Some 1.2 billion barrels of oil have been discovered in Alaska, marking the biggest onshore discovery in the U.S. in three decades.
[T]he massive find of conventional oil on state land could bring relief to budget pains in Alaska brought on by slumping production in the state and the crash in oil prices.
The new discovery was made in just the past few days in Alaska’s North Slope, which was previously viewed as an aging oil basin.
Spanish oil giant Repsol and its privately-held U.S. partner Armstrong Energy announced the find on Thursday, predicting production could begin as soon as 2021 and lead to as much as 120,000 barrels of output per day.
The oil resources lie in a well, called Horseshoe, that’s 75% owned by Denver-based Armstrong. Repsol owns the rest of this well.
The discovery is 20 miles south of where the two companies have already found oil in a project known as Pikka. That northern project is already in early development and is 51% owned by Armstrong, which is the operator on both developments.

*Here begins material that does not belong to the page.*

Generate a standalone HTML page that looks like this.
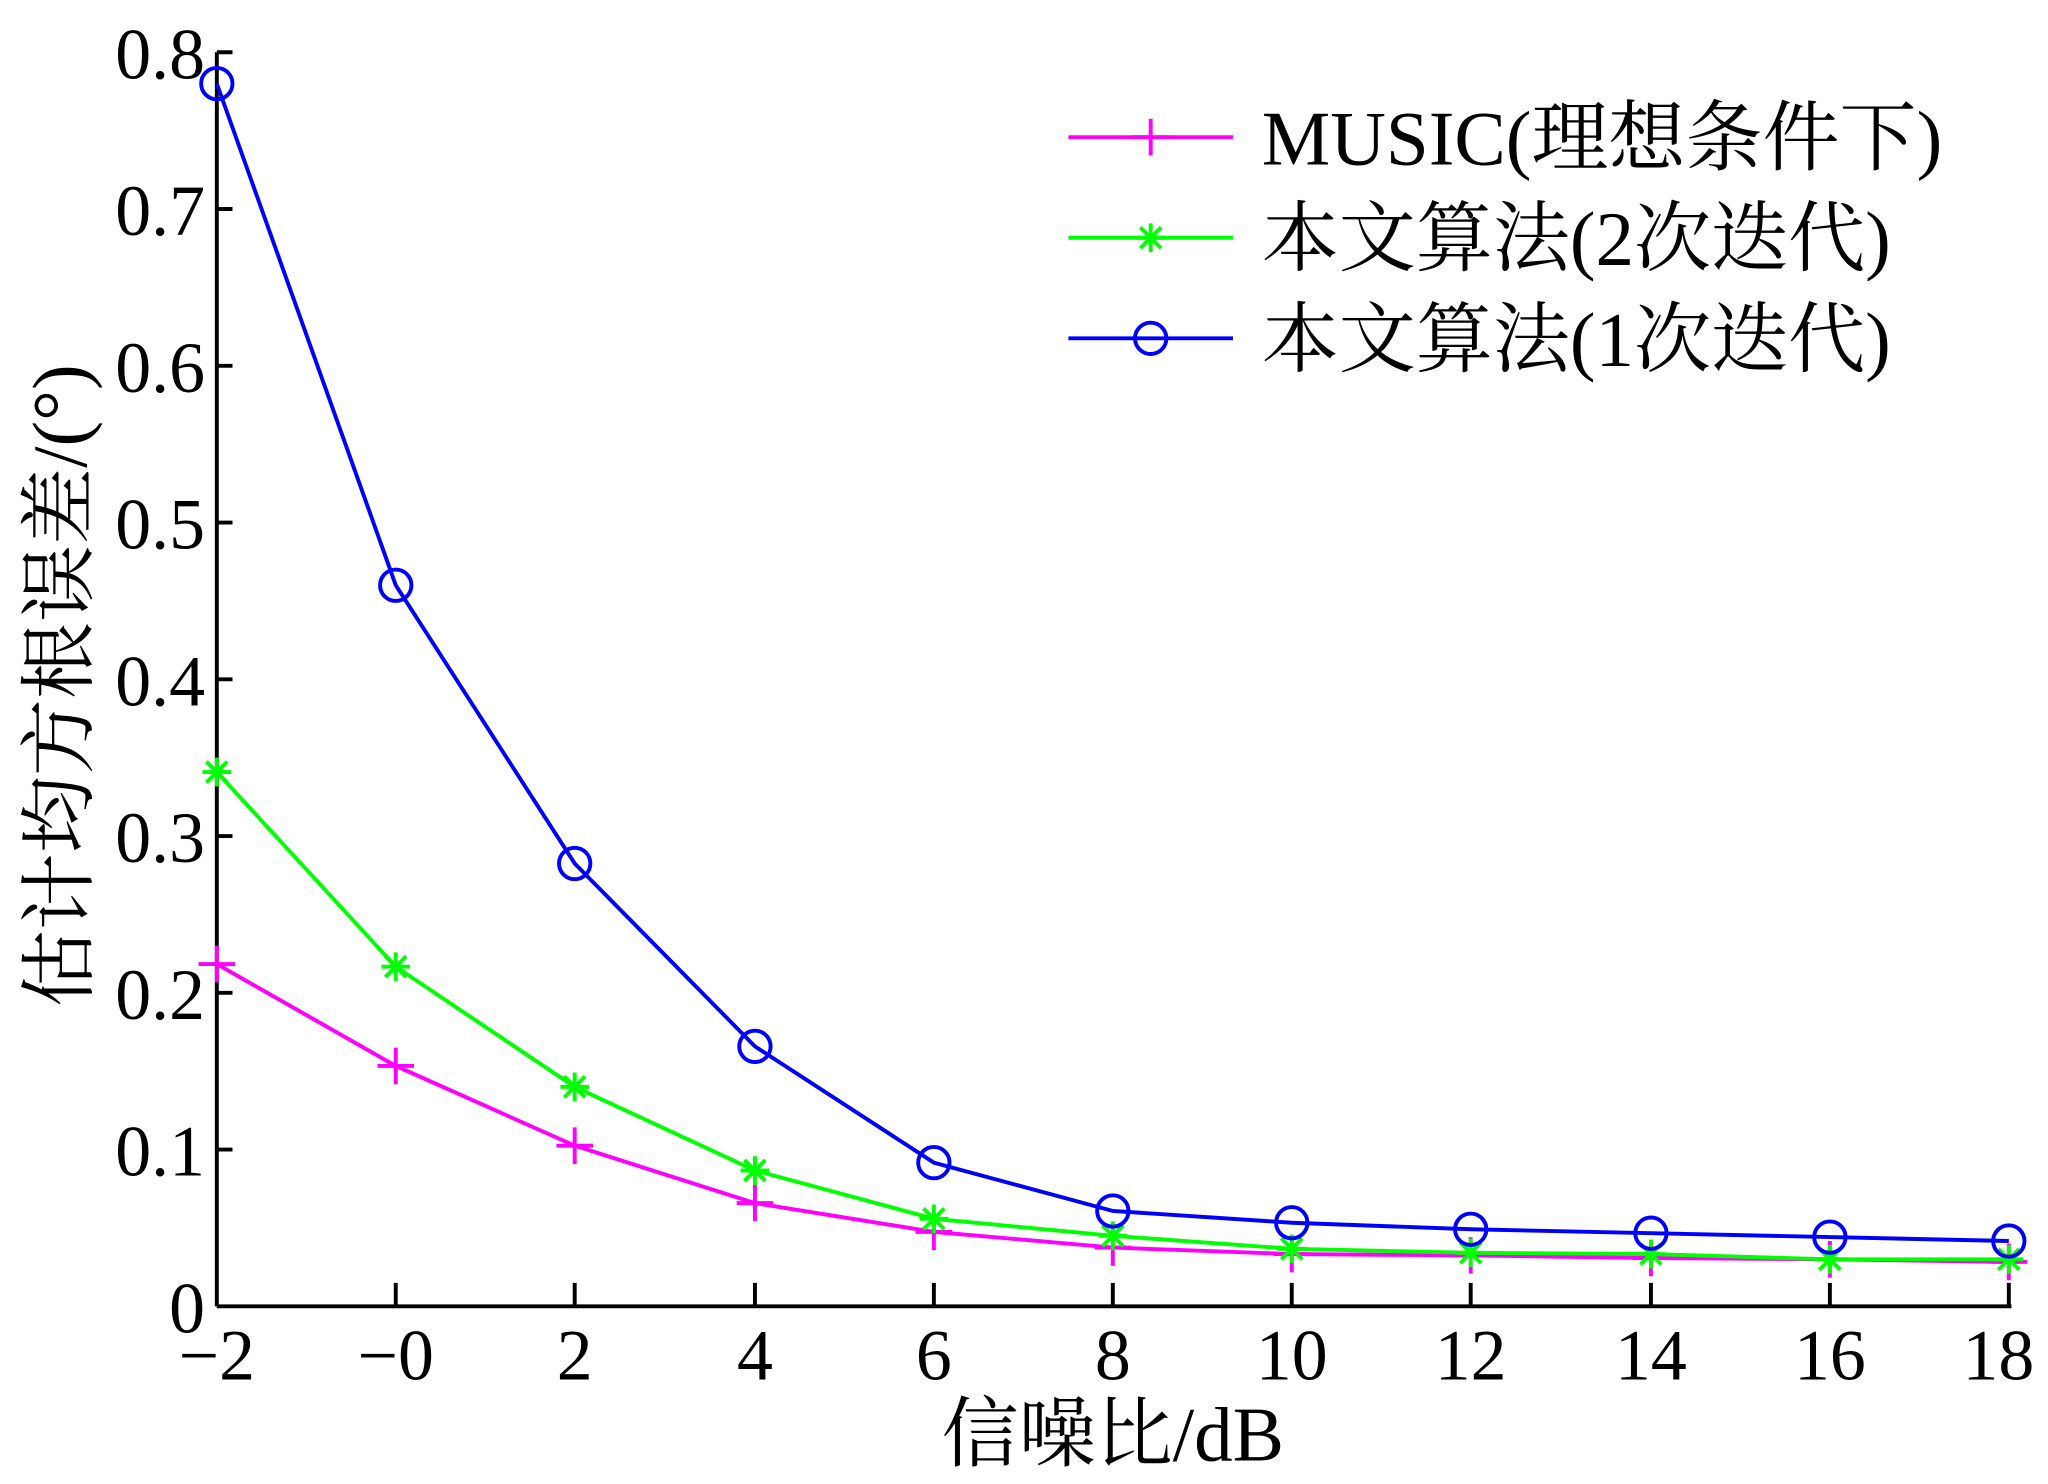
<!DOCTYPE html>
<html><head><meta charset="utf-8"><style>html,body{margin:0;padding:0;background:#fff}svg{display:block}</style></head>
<body>
<svg width="2048" height="1484" viewBox="0 0 1568 1136" preserveAspectRatio="none" xmlns="http://www.w3.org/2000/svg" font-family="'Liberation Serif','Noto Serif CJK SC',serif">
<rect width="1568" height="1136" fill="#fff"/>
<g stroke="#000" stroke-width="3" fill="none">
<line x1="166" y1="40" x2="166" y2="1000"/>
<line x1="166" y1="1000" x2="1540" y2="1000"/>
<path d="M166 880h12M166 760h12M166 640h12M166 520h12M166 400h12M166 280h12M166 160h12M166 40h12"/>
<path d="M303 1000v-18M440 1000v-18M578 1000v-18M715 1000v-18M852 1000v-18M989 1000v-18M1126 1000v-18M1264 1000v-18M1401 1000v-18M1538 1000v-18"/>
</g>
<g font-size="55" text-anchor="end" fill="#000">
<text x="157" y="1020">0</text><text x="157" y="900">0.1</text><text x="157" y="780">0.2</text><text x="157" y="660">0.3</text><text x="157" y="540">0.4</text><text x="157" y="420">0.5</text><text x="157" y="300">0.6</text><text x="157" y="180">0.7</text><text x="157" y="60">0.8</text>
</g>
<g font-size="55" text-anchor="middle" fill="#000">
<text x="166" y="1056">−2</text><text x="303" y="1056">−0</text><text x="440" y="1056">2</text><text x="578" y="1056">4</text><text x="715" y="1056">6</text><text x="852" y="1056">8</text><text x="989" y="1056">10</text><text x="1126" y="1056">12</text><text x="1264" y="1056">14</text><text x="1401" y="1056">16</text><text x="1530" y="1056">18</text>
</g>
<g font-size="59" text-anchor="middle" fill="#000">
<text x="852" y="1118">信噪比/dB</text>
<text transform="translate(66,525) rotate(-90)">估计均方根误差/(°)</text>
</g>
<polyline fill="none" stroke="#ff00ff" stroke-width="3" points="166,738 303,816 440,877 578,921 715,943 852,955 989,960 1126,961 1264,963 1401,964 1538,966"/>
<g stroke="#ff00ff" stroke-width="3">
<path d="M152 738h28M166 724v28M289 816h28M303 802v28M426 877h28M440 863v28M564 921h28M578 907v28M701 943h28M715 929v28M838 955h28M852 941v28M975 960h28M989 946v28M1112 961h28M1126 947v28M1250 963h28M1264 949v28M1387 964h28M1401 950v28M1524 966h28M1538 952v28"/>
</g>
<polyline fill="none" stroke="#00ff00" stroke-width="3" points="166,591 303,740 440,832 578,896 715,933 852,946 989,956 1126,959 1264,960 1401,964 1538,964"/>
<g stroke="#00ff00" stroke-width="3">
<path d="M155 591h22M166 580v22M158 583l16 16M174 583l-16 16M292 740h22M303 729v22M295 732l16 16M311 732l-16 16M429 832h22M440 821v22M432 824l16 16M448 824l-16 16M567 896h22M578 885v22M570 888l16 16M586 888l-16 16M704 933h22M715 922v22M707 925l16 16M723 925l-16 16M841 946h22M852 935v22M844 938l16 16M860 938l-16 16M978 956h22M989 945v22M981 948l16 16M997 948l-16 16M1115 959h22M1126 948v22M1118 951l16 16M1134 951l-16 16M1253 960h22M1264 949v22M1256 952l16 16M1272 952l-16 16M1390 964h22M1401 953v22M1393 956l16 16M1409 956l-16 16M1527 964h22M1538 953v22M1530 956l16 16M1546 956l-16 16"/>
</g>
<polyline fill="none" stroke="#0000ff" stroke-width="3" points="166,64 303,448 440,661 578,801 715,890 852,927 989,936 1126,941 1264,944 1401,947 1538,950"/>
<g fill="none" stroke="#0000ff" stroke-width="3">
<circle cx="166" cy="64" r="12"/><circle cx="303" cy="448" r="12"/><circle cx="440" cy="661" r="12"/><circle cx="578" cy="801" r="12"/><circle cx="715" cy="890" r="12"/><circle cx="852" cy="927" r="12"/><circle cx="989" cy="936" r="12"/><circle cx="1126" cy="941" r="12"/><circle cx="1264" cy="944" r="12"/><circle cx="1401" cy="947" r="12"/><circle cx="1538" cy="950" r="12"/>
</g>
<g stroke-width="3" fill="none">
<line x1="818" y1="105" x2="944" y2="105" stroke="#ff00ff"/><path d="M867 105h28M881 91v28" stroke="#ff00ff"/>
<line x1="818" y1="182" x2="944" y2="182" stroke="#00ff00"/><path d="M870 182h22M881 171v22M873 174l16 16M889 174l-16 16" stroke="#00ff00"/>
<line x1="818" y1="259" x2="944" y2="259" stroke="#0000ff"/><circle cx="881" cy="259" r="12" stroke="#0000ff"/>
</g>
<g font-size="59" fill="#000">
<text x="966" y="126">MUSIC(理想条件下)</text>
<text x="966" y="203">本文算法(2次迭代)</text>
<text x="966" y="280">本文算法(1次迭代)</text>
</g>
</svg>
</body></html>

“The interesting thing about this discovery is the North Slope was previously thought to be on its last legs. But this is a significant emerging find,” Repsol spokesman Kristian Rix told CNNMoney.
Of course, this news won’t ease rising concern among investors about the stubborn glut of oil in the U.S. There are increasing signs that shale oil producers are preparing to ramp up output after surviving a two-year price war with OPEC.
This news, of course, may dampen the spirits of our resident Chicken Little, but to the rest of us, Oil Armageddon can perhaps be put off indefinitely.